Bekijk het diagram van de frequentieverdeling van het gewicht van jongens de dataset Gegevens 154 havo 4-leerlingen.
Bereken bij de klasse met klassenmidden `57` voor deze jongens de bijbehorende relatieve frequentie. Waarom is het omrekenen naar percentages nodig als je de data van deze jongens wilt vergelijken met de data van de meisjes in deze dataset?

> antwoord

Het totale aantal jongens is: `2 + 4 + 13 + 19 + 10 + 12 + 4 + 2 + 1 + 1 = 68` .
Kennelijk heeft één van de jongens zijn gewicht niet willen geven.
Het percentage jongens bij de klasse met klassenmidden `57` is: `19/68xx100=27,9` %.

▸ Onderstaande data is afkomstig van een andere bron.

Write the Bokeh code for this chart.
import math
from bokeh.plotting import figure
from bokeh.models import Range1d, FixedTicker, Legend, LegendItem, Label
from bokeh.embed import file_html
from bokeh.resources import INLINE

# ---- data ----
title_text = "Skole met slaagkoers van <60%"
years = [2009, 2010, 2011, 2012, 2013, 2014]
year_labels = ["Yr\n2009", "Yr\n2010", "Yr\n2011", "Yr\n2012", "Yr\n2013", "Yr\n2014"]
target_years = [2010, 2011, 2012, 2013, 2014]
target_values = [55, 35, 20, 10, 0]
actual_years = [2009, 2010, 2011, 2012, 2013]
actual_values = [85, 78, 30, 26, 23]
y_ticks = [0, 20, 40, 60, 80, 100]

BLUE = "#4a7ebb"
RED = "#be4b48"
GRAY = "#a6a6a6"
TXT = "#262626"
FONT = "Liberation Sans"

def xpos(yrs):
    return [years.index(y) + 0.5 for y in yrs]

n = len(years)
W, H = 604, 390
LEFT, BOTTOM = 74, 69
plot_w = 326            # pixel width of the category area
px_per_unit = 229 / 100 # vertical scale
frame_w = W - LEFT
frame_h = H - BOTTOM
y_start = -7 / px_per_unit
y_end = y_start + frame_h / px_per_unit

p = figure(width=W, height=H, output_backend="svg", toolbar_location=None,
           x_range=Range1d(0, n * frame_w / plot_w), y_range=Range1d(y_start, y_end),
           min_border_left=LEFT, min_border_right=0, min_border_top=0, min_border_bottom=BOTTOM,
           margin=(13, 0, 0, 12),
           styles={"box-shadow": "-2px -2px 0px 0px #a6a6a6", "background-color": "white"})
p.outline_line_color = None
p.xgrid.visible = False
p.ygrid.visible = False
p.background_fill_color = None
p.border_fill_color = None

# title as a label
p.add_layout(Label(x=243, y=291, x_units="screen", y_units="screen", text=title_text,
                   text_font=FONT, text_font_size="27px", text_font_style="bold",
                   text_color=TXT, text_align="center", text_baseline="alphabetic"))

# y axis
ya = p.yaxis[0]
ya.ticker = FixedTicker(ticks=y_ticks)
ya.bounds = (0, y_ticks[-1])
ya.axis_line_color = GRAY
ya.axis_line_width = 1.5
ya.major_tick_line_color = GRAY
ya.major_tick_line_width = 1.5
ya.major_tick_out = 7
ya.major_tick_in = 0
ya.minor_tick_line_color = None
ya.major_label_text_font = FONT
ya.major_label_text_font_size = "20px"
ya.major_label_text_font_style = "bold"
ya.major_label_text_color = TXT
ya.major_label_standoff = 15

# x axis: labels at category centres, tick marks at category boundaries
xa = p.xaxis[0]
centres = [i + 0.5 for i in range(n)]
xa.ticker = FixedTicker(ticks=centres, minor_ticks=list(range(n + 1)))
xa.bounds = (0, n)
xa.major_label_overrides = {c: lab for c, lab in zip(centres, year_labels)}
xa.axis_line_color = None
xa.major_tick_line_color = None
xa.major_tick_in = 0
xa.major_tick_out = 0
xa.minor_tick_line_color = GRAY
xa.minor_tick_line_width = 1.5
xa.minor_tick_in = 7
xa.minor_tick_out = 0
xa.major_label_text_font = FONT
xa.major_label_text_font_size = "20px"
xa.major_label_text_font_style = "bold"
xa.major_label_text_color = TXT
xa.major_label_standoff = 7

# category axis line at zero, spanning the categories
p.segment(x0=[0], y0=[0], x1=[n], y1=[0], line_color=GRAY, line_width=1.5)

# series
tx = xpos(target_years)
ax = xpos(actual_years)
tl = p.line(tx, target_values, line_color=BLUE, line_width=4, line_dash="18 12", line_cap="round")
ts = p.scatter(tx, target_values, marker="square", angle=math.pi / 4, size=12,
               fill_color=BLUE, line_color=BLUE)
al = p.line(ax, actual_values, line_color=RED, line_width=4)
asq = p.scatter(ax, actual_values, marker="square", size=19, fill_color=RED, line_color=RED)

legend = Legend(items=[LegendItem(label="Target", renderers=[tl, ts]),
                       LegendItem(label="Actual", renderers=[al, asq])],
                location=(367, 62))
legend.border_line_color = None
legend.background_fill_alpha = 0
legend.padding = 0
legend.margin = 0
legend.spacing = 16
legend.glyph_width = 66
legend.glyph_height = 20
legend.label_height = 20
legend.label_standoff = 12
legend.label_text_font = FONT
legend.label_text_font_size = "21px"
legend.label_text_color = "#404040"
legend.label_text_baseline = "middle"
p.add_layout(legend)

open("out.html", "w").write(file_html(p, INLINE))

Omrekenen naar percentages (relatieve frequenties) is nodig om frequentieverdelingen te kunnen vergelijken. Meestal laat je Excel het rekenwerk doen.

Opgave 6

Bekijk in Voorbeeld 1 hoe je het percentage jongens bij de klasse met klassenmidden `57` berekent.

a

Bereken zelf het percentage jongens in de klasse `70 - < 75` .

Vanuit een klassenindeling kun je het gemiddelde gewicht alleen nog maar schatten, want daarin staan niet meer de ruwe data. Je gebruikt daartoe de klassenmiddens.

b

Schat het gemiddelde gewicht van deze jongens vanuit het gegeven staafdiagram.

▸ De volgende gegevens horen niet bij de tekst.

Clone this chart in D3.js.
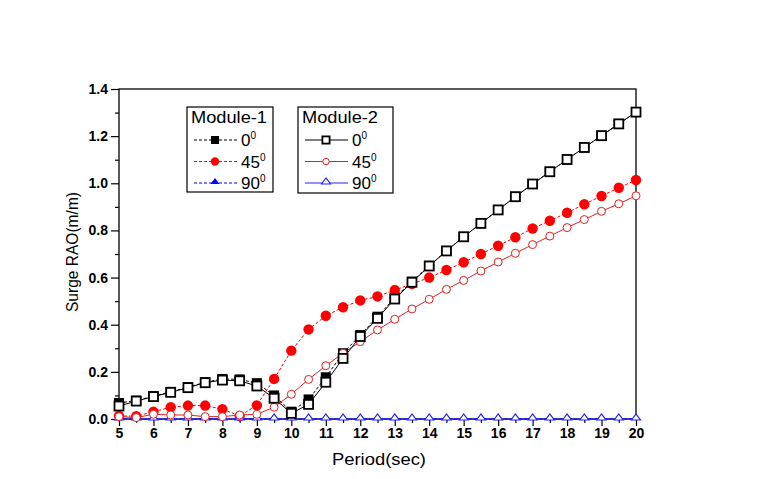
<!DOCTYPE html>
<html><head><meta charset="utf-8">
<script src="https://cdn.jsdelivr.net/npm/d3@7"></script>
<style>
body{margin:0;background:#fff;}
svg{display:block;}
text{font-family:"Liberation Sans",Arial,sans-serif;}
</style></head>
<body>
<svg id="c" width="769" height="479"></svg>
<script>
const periods = d3.range(5, 20.001, 0.5);
const m1_0 = [0.068,0.078,0.097,0.115,0.135,0.156,0.170,0.168,0.152,0.100,0.031,0.083,0.177,0.279,0.356,0.434,0.515,0.583,0.650,0.713,0.773,0.830,0.887,0.943,0.997,1.049,1.101,1.152,1.202,1.252,1.302];
const m2_0 = [0.055,0.076,0.095,0.113,0.133,0.154,0.165,0.162,0.140,0.088,0.024,0.062,0.156,0.257,0.350,0.427,0.509,0.580,0.649,0.713,0.773,0.830,0.887,0.943,0.997,1.049,1.101,1.152,1.202,1.252,1.302];
const m1_45 = [0.013,0.012,0.031,0.050,0.057,0.057,0.042,0.013,0.058,0.170,0.290,0.380,0.438,0.474,0.503,0.520,0.547,0.573,0.600,0.632,0.665,0.700,0.735,0.771,0.808,0.841,0.875,0.911,0.946,0.981,1.014];
const m2_45 = [0.010,0.006,0.020,0.017,0.017,0.010,0.010,0.017,0.020,0.050,0.105,0.168,0.226,0.279,0.328,0.378,0.423,0.467,0.508,0.550,0.588,0.628,0.666,0.703,0.740,0.776,0.812,0.846,0.881,0.913,0.947];
const m1_90 = periods.map(() => 0);
const m2_90 = periods.map(() => 0);
const xTicks = d3.range(5, 21, 1);
const yTicks = [0, 0.2, 0.4, 0.6, 0.8, 1.0, 1.2, 1.4];
const xLabel = "Period(sec)";
const yLabel = "Surge RAO(m/m)";

const svg = d3.select("#c");
const L = 119, R = 636, T = 89, B = 419;
const x = d3.scaleLinear().domain([5, 20]).range([L, R]);
const y = d3.scaleLinear().domain([0, 1.4]).range([B, T]);

// frame
svg.append("rect").attr("x", L).attr("y", T).attr("width", R - L).attr("height", B - T)
  .attr("fill", "none").attr("stroke", "#000").attr("stroke-width", 1.3);

// y axis
svg.append("g").attr("transform", `translate(${L},0)`)
  .call(d3.axisLeft(y).tickValues(yTicks).tickFormat(d3.format(".1f")).tickSize(8).tickPadding(3));
svg.append("g").attr("transform", `translate(${L},0)`)
  .call(d3.axisLeft(y).tickValues(d3.range(0.1, 1.4, 0.2)).tickFormat("").tickSize(4));
// x axis
svg.append("g").attr("transform", `translate(0,${B})`)
  .call(d3.axisBottom(x).tickValues(xTicks).tickFormat(d3.format("d")).tickSize(7).tickPadding(2));
svg.append("g").attr("transform", `translate(0,${B})`)
  .call(d3.axisBottom(x).tickValues(d3.range(5.5, 20, 1)).tickFormat("").tickSize(4));
svg.selectAll(".domain").remove();
svg.selectAll(".tick line").attr("stroke", "#000").attr("stroke-width", 1.2);
svg.selectAll(".tick text").attr("fill", "#000").style("font-size", "14px").style("font-weight", "bold")
  .style("font-family", "'Liberation Sans',Arial,sans-serif");

svg.append("text").attr("x", 379).attr("y", 465).attr("text-anchor", "middle")
  .style("font-size", "17px").attr("textLength", 94).attr("lengthAdjust", "spacingAndGlyphs").text(xLabel);
svg.append("text").attr("transform", "translate(78,252) rotate(-90)").attr("text-anchor", "middle")
  .style("font-size", "17px").attr("textLength", 120).attr("lengthAdjust", "spacingAndGlyphs").text(yLabel);

const line = d3.line().x((d, i) => x(periods[i])).y(d => y(d));

function tri(cx, cy) {
  return `M${cx - 4.5},${cy + 1}L${cx},${cy - 5}L${cx + 4.5},${cy + 1}Z`;
}

const series = [
  {v: m1_90, color: "#0000ff", dash: "3,2", marker: "triF"},
  {v: m1_0, color: "#000", dash: "3,2", marker: "sqF"},
  {v: m1_45, color: "#ff0000", dash: "3,2", marker: "cirF"},
  {v: m2_90, color: "#2020ff", dash: null, marker: "triO"},
  {v: m2_45, color: "#e02020", dash: null, marker: "cirO"},
  {v: m2_0, color: "#000", dash: null, marker: "sqO"}
];

function drawMarker(g, type, cx, cy, color, scale) {
  scale = scale || 1;
  if (type === "sqF") g.append("rect").attr("x", cx - 5 * scale).attr("y", cy - 5 * scale).attr("width", 10 * scale).attr("height", 10 * scale).attr("fill", "#000");
  if (type === "sqO") g.append("rect").attr("x", cx - 4.5 * scale).attr("y", cy - 4.5 * scale).attr("width", 9 * scale).attr("height", 9 * scale).attr("fill", "#fff").attr("stroke", "#000").attr("stroke-width", 1.8);
  if (type === "cirF") g.append("circle").attr("cx", cx).attr("cy", cy).attr("r", 5.2 * scale).attr("fill", "#ff0000");
  if (type === "cirO") g.append("circle").attr("cx", cx).attr("cy", cy).attr("r", 4 * scale).attr("fill", "#fff").attr("stroke", "#e02020").attr("stroke-width", 1);
  if (type === "triF") g.append("path").attr("d", tri(cx, cy)).attr("fill", "#0000ff");
  if (type === "triO") g.append("path").attr("d", tri(cx, cy)).attr("fill", "#fff").attr("stroke", "#2020ff").attr("stroke-width", 1.2);
}

series.forEach(s => {
  svg.append("path").datum(s.v).attr("d", line).attr("fill", "none")
    .attr("stroke", s.color).attr("stroke-width", 1)
    .attr("stroke-dasharray", s.dash);
});
series.forEach(s => {
  const g = svg.append("g");
  s.v.forEach((d, i) => drawMarker(g, s.marker, x(periods[i]), y(d), s.color));
});

// legends
function legend(x0, y0, w, h, title, items) {
  const g = svg.append("g");
  g.append("rect").attr("x", x0).attr("y", y0).attr("width", w).attr("height", h)
    .attr("fill", "#fff").attr("stroke", "#000").attr("stroke-width", 1.2);
  g.append("text").attr("x", x0 + 4).attr("y", y0 + 16).style("font-size", "17px")
    .attr("textLength", 76).attr("lengthAdjust", "spacingAndGlyphs").text(title);
  items.forEach((it, k) => {
    const cy = y0 + 33 + k * 21.5;
    g.append("line").attr("x1", x0 + 7).attr("x2", x0 + 50).attr("y1", cy).attr("y2", cy)
      .attr("stroke", it.color).attr("stroke-width", 1).attr("stroke-dasharray", it.dash);
    drawMarker(g, it.marker, x0 + 28, cy, it.color, 0.8);
    const t = g.append("text").attr("x", x0 + 54).attr("y", cy + 6).style("font-size", "17px");
    t.append("tspan").text(it.label);
    t.append("tspan").attr("dy", -7).style("font-size", "10px").text("0");
  });
}
legend(187, 107, 86, 85, "Module-1", [
  {label: "0", color: "#000", dash: "3,2", marker: "sqF"},
  {label: "45", color: "#ff0000", dash: "3,2", marker: "cirF"},
  {label: "90", color: "#0000ff", dash: "3,2", marker: "triF"}
]);
legend(298, 107, 95, 86, "Module-2", [
  {label: "0", color: "#000", dash: null, marker: "sqO"},
  {label: "45", color: "#e02020", dash: null, marker: "cirO"},
  {label: "90", color: "#2020ff", dash: null, marker: "triO"}
]);
</script>
</body></html>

Neem nu het databestand uit Voorbeeld 1.

c

Bereken met behulp van Excel het gemiddelde gewicht van deze jongens.

d

Maak nu zelf met behulp van Excel staafdiagrammen van de relatieve frequenties (in procenten) van de gewichten van zowel de meisjes als de jongens. Vergelijk hun gemiddelde gewichten vanuit de ruwe data.

Opgave 7

Je kunt een klassenindeling op verschillende manieren noteren.

a

Lengtes van de bladeren van een bepaald soort boom (cm) worden ingedeeld in de klassen `6,5 - < 7,5` ; `7,5 - < 8,5` ; enzovoort. Bepaal de klassenbreedte en de klassenmiddens.

b

De leeftijden van de werknemers van een bepaald bedrijf worden in de volgende klassen ingedeeld: `20 - 24` , `25 - 29` , ..., `60 - 64` . Bepaal de klassenbreedte en de klassenmiddens.

c

Bij een theater wordt bijgehouden hoeveel kaartjes er voor een voorstelling worden verkocht. De klasse `200 - 249` geeft het aantal voorstellingen weer waarvoor `200` tot en met `249` kaartjes verkocht zijn. Bepaal de klassenbreedte en het klassenmidden van deze klasse.

d

Bij welke variabelen uit een dataset is het zinvol/mogelijk om een klassenindeling te maken? Licht je antwoord toe. Gebruik de woorden kwantitatief of kwalitatief en continu of discreet.